3. The fomd is started.

4. The fomd determines that the SC is the preferred spare and assumes the spare role.

5. The fomd starts checking for the presence of heartbeat interrupts from the remote (initially presumed to be main) SC.

If after a configurable amount of time no heartbeat interrupts are detected, the failover mechanism state is checked. If enabled and activated, fomd initiates a take over. See Number 5 of Main SC Receives a Master Reset or Its UltraSPARC Processor Receives a Reset. Otherwise, fomd continues monitoring for the presence of heartbeat interrupts and the state of the failover mechanism.

6. The fomd starts periodically checking the hardware, software, and network interfaces.

7. The fomd configures the local main SC IP address.

8. At this point, the spare SC is fully recovered.

Client Failover Recovery

The following lists the events that occur during a client failover recovery. A recovery scenario happens in the following two cases.

Fault on Main SC-Recovering From the Spare SC

Clients with any operations in progress are manually recovered by checkpointing any recurring data.

Fault on Main SC (With I2 Network Down)-Recovering From the Spare SC

Since the I2 network is down, all checkpointing data is removed.

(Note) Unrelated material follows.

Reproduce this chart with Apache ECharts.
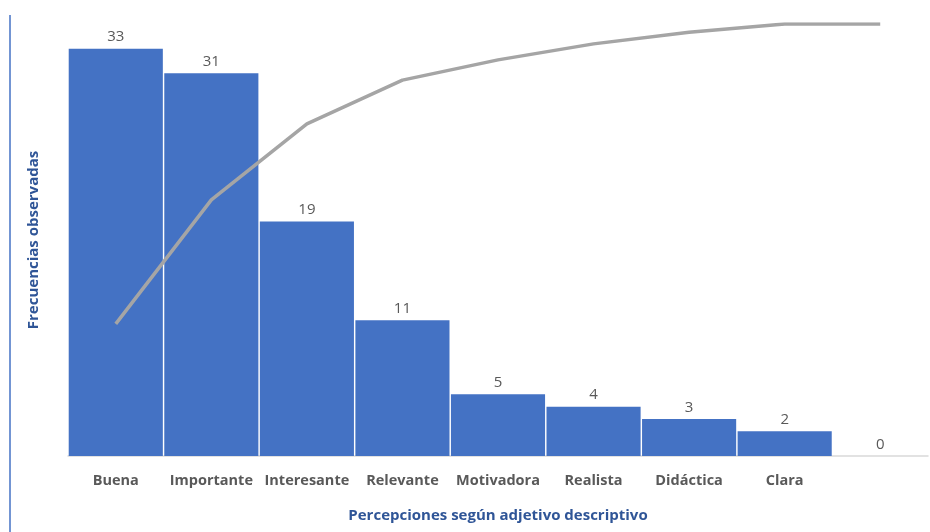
<!DOCTYPE html>
<html>
<head>
<meta charset="utf-8">
<script src="https://cdn.jsdelivr.net/npm/echarts@6/dist/echarts.min.js"></script>
<style>html,body{margin:0;padding:0;background:#fff}#c{width:930px;height:532px}</style>
</head>
<body>
<div id="c"></div>
<script>
const categories = ['Buena','Importante','Interesante','Relevante','Motivadora','Realista','Didáctica','Clara',''];
const frequencies = [33,31,19,11,5,4,3,2,0];
const cumulativePct = [30.6,59.3,76.9,87.0,91.7,95.4,98.1,100,100];
const xAxisTitle = 'Percepciones según adjetivo descriptivo';
const yAxisTitle = 'Frecuencias observadas';

const chart = echarts.init(document.getElementById('c'));
const font = '"Open Sans", "Noto Sans", sans-serif';
chart.setOption({
  animation:false,
  textStyle:{fontFamily:font},
  grid:{left:68,right:2,top:24,bottom:76},
  graphic:[{type:'line',shape:{x1:10,y1:15,x2:10,y2:532},style:{stroke:'#4472C4',lineWidth:1.5}}],
  xAxis:{
    type:'category',data:categories,
    axisLine:{lineStyle:{color:'#D9D9D9',width:1.5}},
    axisTick:{show:false},
    axisLabel:{color:'#595959',fontWeight:'bold',fontSize:14.5,margin:17,fontFamily:font,interval:0},
    name:xAxisTitle,nameLocation:'middle',nameGap:52,
    nameTextStyle:{color:'#2F5597',fontWeight:'bold',fontSize:15,fontFamily:font}
  },
  yAxis:[{
    type:'value',min:0,max:35,
    axisLine:{show:false},axisTick:{show:false},axisLabel:{show:false},splitLine:{show:false},
    name:yAxisTitle,nameLocation:'middle',nameGap:27,nameRotate:90,
    nameTextStyle:{color:'#2F5597',fontWeight:'bold',fontSize:15,fontFamily:font}
  },{
    type:'value',min:0,max:100,show:false,splitLine:{show:false}
  }],
  series:[{
    type:'bar',data:frequencies,barCategoryGap:'1.5%',
    itemStyle:{color:'#4472C4'},
    label:{show:true,position:'top',color:'#595959',fontSize:15,distance:4,fontFamily:font}
  },{
    type:'line',yAxisIndex:1,data:cumulativePct,symbol:'none',
    lineStyle:{color:'#A5A5A5',width:3.5},z:5
  }]
});
</script>
</body>
</html>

Clients cannot perform any recovery.

Once you have finished with recovery, you can continue with the reboot steps.

Reboot Main SC (With Spare SC Down)

This condition is identical to Fault on Main SC-Recovering From the Spare SC.

Reboot of Spare SC

No recovery is necessary.


Security

All failover-specific network traffic (such as health status request or response messages and file propagation packets) is sent only over the interconnect network that exists between the two SCs.